De la redacción de Carmelo Portal
«Todo lo que se escribe en estos tiempos y que vale la pena leer está orientado hacia la nostalgia.»
Julio Cortázar (Rayuela)
Un cumpleaños no es solo un número. Es la evidencia de que el tiempo nos ha llevado hasta acá, como un río que sabe su cauce, como un destino que se reescribe con cada día.
Carmelo cumple 209 años y eso es, también, la historia de quienes la caminan, la sueñan y la padecen. Cumplir años en una ciudad es ser testigo de su manera de respirar. De cómo el viento sigue sonando igual en la Plaza Independencia pero las conversaciones han cambiado. De cómo el sol sigue cayendo dorado sobre las islas, pero los ojos que lo miran ya no son los mismos.
Pienso en Rayuela, en Cortázar. En la manera en que la historia de Oliveira se arma y se desarma según la página en que uno decida empezar. Carmelo es algo parecido.
No hay una única forma de vivirla, no hay una única manera de contarla. Depende del orden en que se elijan las esquinas, los adoquines, los muelles. Depende de si se empieza por el puente giratorio o por la playa Seré, por las mañanas de comprar en el comercio local o por la bruma que envuelve los barcos en la madrugada. Carmelo es una rayuela de calles y memorias, una ciudad que se lanza a la suerte del tiempo con la certeza de que siempre habrá alguien dispuesto a saltar sobre su historia.
Porque una ciudad se resignifica en sus espacios públicos. En la plaza donde los niños corren como si la infancia nunca se acabara, en las veredas que vieron pasar generaciones enteras de vecinos saludándose con un gesto leve pero suficiente. En el puerto, que de a ratos parece una postal detenida en el siglo XX, y en los bares que a veces se resisten a cambiar de manos, como si cerrarlos fuera un modo de romper la continuidad del mundo.

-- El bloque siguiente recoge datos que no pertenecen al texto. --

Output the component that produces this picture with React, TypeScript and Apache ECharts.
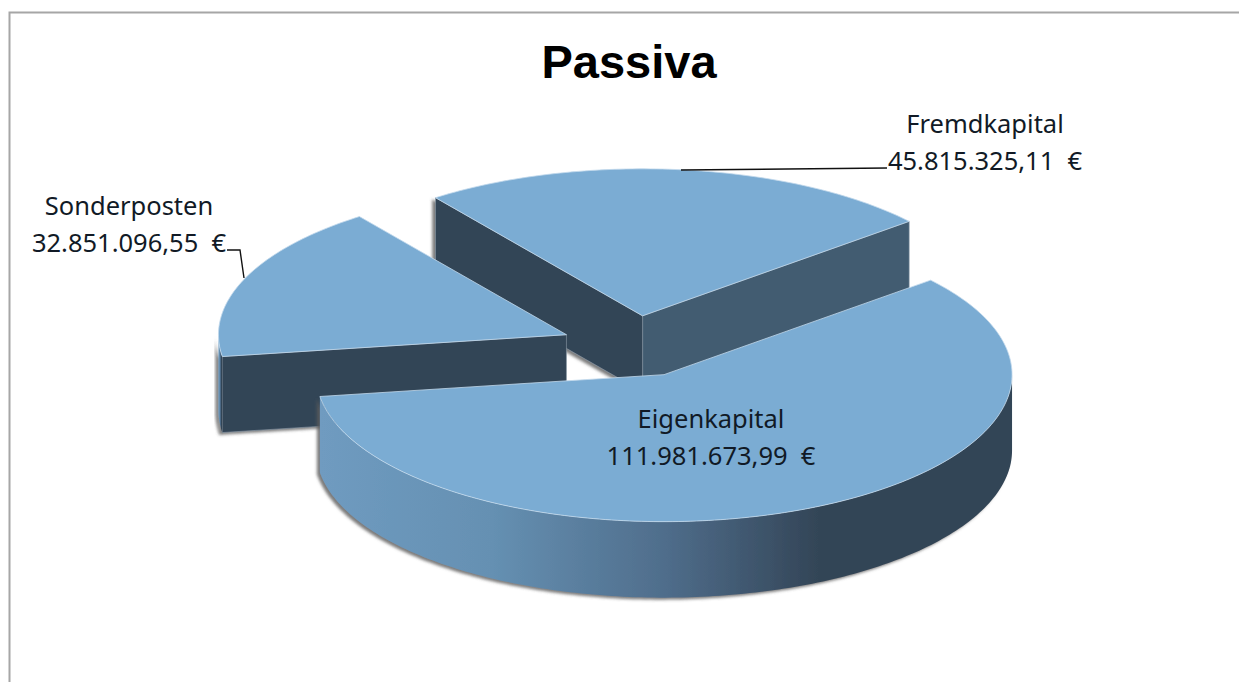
import React, { useEffect, useRef } from "react";
import * as echarts from "echarts";

const chartTitle = "Passiva";
const categories = ["Fremdkapital", "Sonderposten", "Eigenkapital"];
const amounts = [45815325.11, 32851096.55, 111981673.99];

const W = 1239;
const H = 682;
const START_ANGLE = 40;
const CENTER = [634, 346.5];
const RX = 348;
const RY = 147;
const DEPTH = 76;
const EXPLODE = 0.21;
const TOP_COLOR = "#7bacd3";
const FONT = '25.5px "Noto Sans", sans-serif';
const LABEL_POS = [
  [985, 141.5],
  [129, 223.5],
  [711, 436.5],
];
const LEADERS = [
  [[681, 170], [887, 168]],
  [[227, 250], [240, 250], [244, 278]],
  null,
];

const total = amounts.reduce((a, b) => a + b, 0);
const fmt = (v: number) =>
  v.toLocaleString("de-DE", { minimumFractionDigits: 2, maximumFractionDigits: 2 }) + "  €";
const rad = (d: number) => (d * Math.PI) / 180;

function arc(cx: number, cy: number, a1: number, a2: number) {
  const n = Math.max(1, Math.ceil(Math.abs(a2 - a1)));
  const pts: number[][] = [];
  for (let i = 0; i <= n; i++) {
    const a = rad(a1 + ((a2 - a1) * i) / n);
    pts.push([cx + RX * Math.cos(a), cy - RY * Math.sin(a)]);
  }
  return pts;
}

const SHADOW = { shadowBlur: 3, shadowColor: "rgba(90,90,90,0.8)", shadowOffsetX: -3, shadowOffsetY: 2 };

function renderItem(params: any) {
  const i = params.dataIndex;
  let a1 = START_ANGLE;
  for (let k = 0; k < i; k++) a1 += (amounts[k] / total) * 360;
  const a2 = a1 + (amounts[i] / total) * 360;
  const mid = rad((a1 + a2) / 2);
  const cx = CENTER[0] + EXPLODE * RX * Math.cos(mid);
  const cy = CENTER[1] - EXPLODE * RY * Math.sin(mid);
  const children: any[] = [];

  const cut = (angle: number, normal: number) => {
    const n = rad(normal);
    if (Math.sin(n) >= 0) return;
    const a = rad(angle);
    const ex = cx + RX * Math.cos(a);
    const ey = cy - RY * Math.sin(a);
    children.push({
      type: "polygon",
      shape: { points: [[cx, cy], [ex, ey], [ex, ey + DEPTH], [cx, cy + DEPTH]] },
      style: { fill: Math.cos(n) > 0.4 ? "#425c71" : "#334557", stroke: "#8c9aa8", lineWidth: 0.6, ...SHADOW },
    });
  };
  cut(a1, a1 - 90);
  cut(a2, a2 + 90);

  const w1 = Math.max(a1, 180);
  const w2 = Math.min(a2, 360);
  if (w2 > w1) {
    const topArc = arc(cx, cy, w1, w2);
    const botArc = arc(cx, cy + DEPTH, w2, w1);
    children.push({
      type: "polygon",
      shape: { points: [...topArc, ...botArc] },
      style: {
        fill: new echarts.graphic.LinearGradient(0, 0, 1, 0, [
          { offset: 0, color: "#6f9bc0" },
          { offset: 0.25, color: "#6590b2" },
          { offset: 0.5, color: "#4f6d8b" },
          { offset: 0.72, color: "#334557" },
          { offset: 1, color: "#334557" },
        ]),
        ...SHADOW,
      },
    });
  }

  children.push({
    type: "polygon",
    shape: { points: [[cx, cy], ...arc(cx, cy, a1, a2)] },
    style: { fill: TOP_COLOR, stroke: "#c3d9ec", lineWidth: 0.8 },
  });

  const leader = LEADERS[i];
  if (leader) {
    children.push({
      type: "polyline",
      shape: { points: leader },
      style: { stroke: "#111111", lineWidth: 1.4, fill: "none" },
    });
  }
  children.push({
    type: "text",
    x: LABEL_POS[i][0],
    y: LABEL_POS[i][1],
    style: {
      text: `${categories[i]}\n${fmt(amounts[i])}`,
      font: FONT,
      fill: "#111a26",
      align: "center",
      verticalAlign: "middle",
      lineHeight: 37.5,
    },
  });
  return { type: "group", children };
}

export default function App() {
  const ref = useRef<HTMLDivElement>(null);
  useEffect(() => {
    document.body.style.margin = "0";
    const chart = echarts.init(ref.current!, undefined, { renderer: "svg" });
    chart.setOption({
      animation: false,
      backgroundColor: "#ffffff",
      title: {
        text: chartTitle,
        left: 624,
        top: 33,
        textAlign: "center",
        textStyle: { fontFamily: '"Liberation Sans", Arial, sans-serif', fontWeight: "bold", fontSize: 47, color: "#000000" },
      },
      graphic: [
        {
          type: "polyline",
          shape: { points: [[9.5, H], [9.5, 12.5], [W, 12.5]] },
          style: { stroke: "#a6a6a6", lineWidth: 2, fill: "none" },
          silent: true,
        },
      ],
      series: [
        {
          type: "custom",
          coordinateSystem: "none",
          renderItem,
          data: categories.map((name, i) => ({ name, value: amounts[i] })),
        },
      ],
    });
    return () => chart.dispose();
  }, []);
  return <div ref={ref} style={{ position: "fixed", left: 0, top: 0, width: W, height: H }} />;
}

Pero ¿hacia dónde irá Carmelo en los años que vienen? ¿Cómo se desplegarán sus días? Quizás hacia el norte, allí donde las viñas siguen trepando en busca de sol. O hacia el oeste, donde las casas nuevas intentan empujar la ciudad más allá de sus límites.
Tal vez Carmelo del futuro tenga menos adoquines y más asfalto, menos almacenes y más supermercados. Quizás tenga más turistas y menos vecinos, más velocidad y menos tiempo. Pero en algún lugar, en algún rincón improbable, seguirá latiendo la ciudad de siempre. Esa que todavía huele a pan caliente a media mañana, la que se despierta con el murmullo del río, la que al caer la tarde se queda suspendida en el tiempo, como una piedrita en el aire de una rayuela que nadie quiere dejar de jugar.